**What you will do:**
Please write out the lines of the data exactly, beginning with the first and ending with the line containing "0.600,0.590,0.578,0.562,0.540,0.525,0.510,0.500,0.470];"; leave the pictures behind.

**Data provided:**

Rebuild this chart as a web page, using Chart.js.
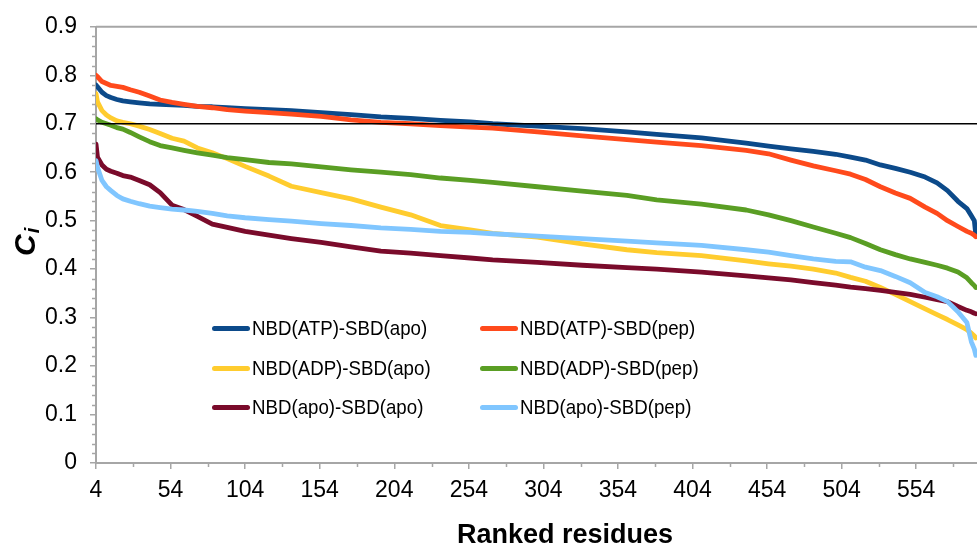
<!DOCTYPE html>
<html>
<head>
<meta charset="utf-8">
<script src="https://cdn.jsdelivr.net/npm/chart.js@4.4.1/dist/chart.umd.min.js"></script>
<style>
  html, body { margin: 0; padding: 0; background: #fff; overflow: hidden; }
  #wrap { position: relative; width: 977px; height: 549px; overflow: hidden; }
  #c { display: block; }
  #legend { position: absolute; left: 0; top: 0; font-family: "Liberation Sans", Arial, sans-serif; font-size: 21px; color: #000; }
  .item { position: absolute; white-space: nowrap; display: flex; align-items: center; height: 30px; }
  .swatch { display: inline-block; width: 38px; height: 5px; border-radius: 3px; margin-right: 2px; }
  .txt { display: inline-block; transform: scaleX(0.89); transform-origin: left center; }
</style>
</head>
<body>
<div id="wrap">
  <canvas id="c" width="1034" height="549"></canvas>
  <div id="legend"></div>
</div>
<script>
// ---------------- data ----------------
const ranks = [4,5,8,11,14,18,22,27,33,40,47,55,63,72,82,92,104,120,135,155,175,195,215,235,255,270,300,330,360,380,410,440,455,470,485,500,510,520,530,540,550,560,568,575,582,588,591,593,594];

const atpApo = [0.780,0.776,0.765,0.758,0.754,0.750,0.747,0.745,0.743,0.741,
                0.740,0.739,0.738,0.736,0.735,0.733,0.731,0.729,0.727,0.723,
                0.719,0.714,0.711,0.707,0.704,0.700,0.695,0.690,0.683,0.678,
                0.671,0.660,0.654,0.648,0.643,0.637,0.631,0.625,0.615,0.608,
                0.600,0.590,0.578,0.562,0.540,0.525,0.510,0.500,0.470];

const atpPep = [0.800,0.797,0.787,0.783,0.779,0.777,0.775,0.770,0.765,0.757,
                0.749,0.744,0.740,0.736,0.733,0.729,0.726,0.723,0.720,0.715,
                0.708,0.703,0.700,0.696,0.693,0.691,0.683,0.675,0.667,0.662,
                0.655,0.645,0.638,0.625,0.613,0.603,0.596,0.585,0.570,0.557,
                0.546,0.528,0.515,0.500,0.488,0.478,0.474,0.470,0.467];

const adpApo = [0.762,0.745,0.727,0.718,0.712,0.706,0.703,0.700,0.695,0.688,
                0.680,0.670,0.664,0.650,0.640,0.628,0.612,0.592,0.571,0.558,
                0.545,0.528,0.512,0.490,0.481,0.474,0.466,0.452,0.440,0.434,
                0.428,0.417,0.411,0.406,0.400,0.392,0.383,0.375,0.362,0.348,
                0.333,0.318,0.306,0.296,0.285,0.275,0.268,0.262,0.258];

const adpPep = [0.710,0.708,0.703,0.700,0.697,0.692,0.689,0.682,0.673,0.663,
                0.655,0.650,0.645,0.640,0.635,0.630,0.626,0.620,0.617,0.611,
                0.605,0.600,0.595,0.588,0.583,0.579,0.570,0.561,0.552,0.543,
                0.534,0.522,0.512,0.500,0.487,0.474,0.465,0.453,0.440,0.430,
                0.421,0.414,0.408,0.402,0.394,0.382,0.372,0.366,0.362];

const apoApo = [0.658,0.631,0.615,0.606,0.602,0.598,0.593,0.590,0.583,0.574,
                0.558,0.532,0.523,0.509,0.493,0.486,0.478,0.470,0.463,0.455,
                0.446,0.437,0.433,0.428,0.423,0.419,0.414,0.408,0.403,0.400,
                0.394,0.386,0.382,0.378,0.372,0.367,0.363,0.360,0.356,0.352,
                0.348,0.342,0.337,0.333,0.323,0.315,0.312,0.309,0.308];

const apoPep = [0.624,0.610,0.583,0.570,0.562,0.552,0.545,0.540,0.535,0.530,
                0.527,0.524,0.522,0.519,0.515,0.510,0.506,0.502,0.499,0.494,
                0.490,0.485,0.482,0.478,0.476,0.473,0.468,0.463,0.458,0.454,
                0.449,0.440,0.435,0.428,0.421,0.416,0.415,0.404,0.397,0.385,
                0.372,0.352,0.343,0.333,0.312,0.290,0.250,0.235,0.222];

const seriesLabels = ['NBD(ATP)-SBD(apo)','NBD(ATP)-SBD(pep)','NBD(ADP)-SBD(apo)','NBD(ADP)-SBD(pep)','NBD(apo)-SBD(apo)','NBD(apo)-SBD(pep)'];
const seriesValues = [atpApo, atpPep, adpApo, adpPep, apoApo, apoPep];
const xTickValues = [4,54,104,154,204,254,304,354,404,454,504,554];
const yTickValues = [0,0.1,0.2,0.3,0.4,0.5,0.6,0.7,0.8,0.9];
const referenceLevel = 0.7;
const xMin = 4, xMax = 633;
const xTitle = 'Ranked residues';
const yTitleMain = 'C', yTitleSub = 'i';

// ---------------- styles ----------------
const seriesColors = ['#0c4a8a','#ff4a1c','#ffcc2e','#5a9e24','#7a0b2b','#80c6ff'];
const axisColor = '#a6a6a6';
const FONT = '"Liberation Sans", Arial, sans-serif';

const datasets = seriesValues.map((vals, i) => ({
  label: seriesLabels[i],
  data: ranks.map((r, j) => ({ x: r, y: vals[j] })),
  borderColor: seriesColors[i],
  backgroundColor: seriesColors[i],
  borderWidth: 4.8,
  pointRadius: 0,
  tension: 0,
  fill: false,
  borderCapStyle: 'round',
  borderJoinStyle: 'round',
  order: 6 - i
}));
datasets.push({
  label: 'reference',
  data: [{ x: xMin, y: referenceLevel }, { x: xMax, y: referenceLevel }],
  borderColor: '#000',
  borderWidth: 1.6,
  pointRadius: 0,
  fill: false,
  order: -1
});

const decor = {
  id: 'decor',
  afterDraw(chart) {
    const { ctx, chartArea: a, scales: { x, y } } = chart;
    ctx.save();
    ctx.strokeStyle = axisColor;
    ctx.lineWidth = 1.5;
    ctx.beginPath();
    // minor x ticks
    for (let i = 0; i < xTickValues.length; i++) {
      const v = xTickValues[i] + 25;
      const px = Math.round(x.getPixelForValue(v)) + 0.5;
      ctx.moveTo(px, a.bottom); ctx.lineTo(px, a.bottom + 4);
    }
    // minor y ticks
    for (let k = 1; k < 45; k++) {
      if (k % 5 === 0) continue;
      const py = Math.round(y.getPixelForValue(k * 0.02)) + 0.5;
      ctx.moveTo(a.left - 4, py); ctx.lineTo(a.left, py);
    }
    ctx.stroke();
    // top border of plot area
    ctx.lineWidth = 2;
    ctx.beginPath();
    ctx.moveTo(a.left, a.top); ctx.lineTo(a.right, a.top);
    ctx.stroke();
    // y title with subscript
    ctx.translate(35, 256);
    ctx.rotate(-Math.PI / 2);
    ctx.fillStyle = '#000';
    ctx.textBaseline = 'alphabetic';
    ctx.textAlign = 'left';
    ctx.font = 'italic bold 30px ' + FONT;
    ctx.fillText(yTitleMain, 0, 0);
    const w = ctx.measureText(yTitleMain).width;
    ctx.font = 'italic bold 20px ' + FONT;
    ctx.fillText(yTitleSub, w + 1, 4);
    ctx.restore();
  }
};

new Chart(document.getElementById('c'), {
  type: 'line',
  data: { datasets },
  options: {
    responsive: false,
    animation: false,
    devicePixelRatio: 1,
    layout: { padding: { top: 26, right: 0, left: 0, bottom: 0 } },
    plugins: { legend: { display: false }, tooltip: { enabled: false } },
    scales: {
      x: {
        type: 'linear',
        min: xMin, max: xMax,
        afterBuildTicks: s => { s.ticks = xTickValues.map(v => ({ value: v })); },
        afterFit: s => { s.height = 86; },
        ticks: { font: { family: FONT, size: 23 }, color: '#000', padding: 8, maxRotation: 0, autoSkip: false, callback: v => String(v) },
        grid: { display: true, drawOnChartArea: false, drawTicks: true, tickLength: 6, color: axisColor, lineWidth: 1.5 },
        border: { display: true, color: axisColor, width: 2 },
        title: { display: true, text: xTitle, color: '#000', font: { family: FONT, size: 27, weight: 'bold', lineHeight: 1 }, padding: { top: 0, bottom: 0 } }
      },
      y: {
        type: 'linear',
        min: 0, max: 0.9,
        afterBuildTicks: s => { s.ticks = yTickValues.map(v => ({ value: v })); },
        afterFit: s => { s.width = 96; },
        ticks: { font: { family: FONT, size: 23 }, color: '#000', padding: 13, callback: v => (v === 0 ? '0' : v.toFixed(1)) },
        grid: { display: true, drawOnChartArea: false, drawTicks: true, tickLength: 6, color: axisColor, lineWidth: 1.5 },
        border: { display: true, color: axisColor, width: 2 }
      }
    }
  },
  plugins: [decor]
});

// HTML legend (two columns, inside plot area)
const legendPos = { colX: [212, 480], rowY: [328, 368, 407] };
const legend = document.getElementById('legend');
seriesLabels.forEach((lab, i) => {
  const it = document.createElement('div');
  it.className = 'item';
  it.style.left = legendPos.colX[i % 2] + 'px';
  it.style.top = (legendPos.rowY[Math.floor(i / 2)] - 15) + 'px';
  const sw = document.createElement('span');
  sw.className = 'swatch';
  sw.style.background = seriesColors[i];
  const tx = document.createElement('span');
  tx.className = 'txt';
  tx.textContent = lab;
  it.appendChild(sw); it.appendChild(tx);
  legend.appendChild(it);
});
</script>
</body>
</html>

**Answer to this task:**
Rebuild this chart as a web page, using Chart.js.
<!DOCTYPE html>
<html>
<head>
<meta charset="utf-8">
<script src="https://cdn.jsdelivr.net/npm/chart.js@4.4.1/dist/chart.umd.min.js"></script>
<style>
  html, body { margin: 0; padding: 0; background: #fff; overflow: hidden; }
  #wrap { position: relative; width: 977px; height: 549px; overflow: hidden; }
  #c { display: block; }
  #legend { position: absolute; left: 0; top: 0; font-family: "Liberation Sans", Arial, sans-serif; font-size: 21px; color: #000; }
  .item { position: absolute; white-space: nowrap; display: flex; align-items: center; height: 30px; }
  .swatch { display: inline-block; width: 38px; height: 5px; border-radius: 3px; margin-right: 2px; }
  .txt { display: inline-block; transform: scaleX(0.89); transform-origin: left center; }
</style>
</head>
<body>
<div id="wrap">
  <canvas id="c" width="1034" height="549"></canvas>
  <div id="legend"></div>
</div>
<script>
// ---------------- data ----------------
const ranks = [4,5,8,11,14,18,22,27,33,40,47,55,63,72,82,92,104,120,135,155,175,195,215,235,255,270,300,330,360,380,410,440,455,470,485,500,510,520,530,540,550,560,568,575,582,588,591,593,594];

const atpApo = [0.780,0.776,0.765,0.758,0.754,0.750,0.747,0.745,0.743,0.741,
                0.740,0.739,0.738,0.736,0.735,0.733,0.731,0.729,0.727,0.723,
                0.719,0.714,0.711,0.707,0.704,0.700,0.695,0.690,0.683,0.678,
                0.671,0.660,0.654,0.648,0.643,0.637,0.631,0.625,0.615,0.608,
                0.600,0.590,0.578,0.562,0.540,0.525,0.510,0.500,0.470];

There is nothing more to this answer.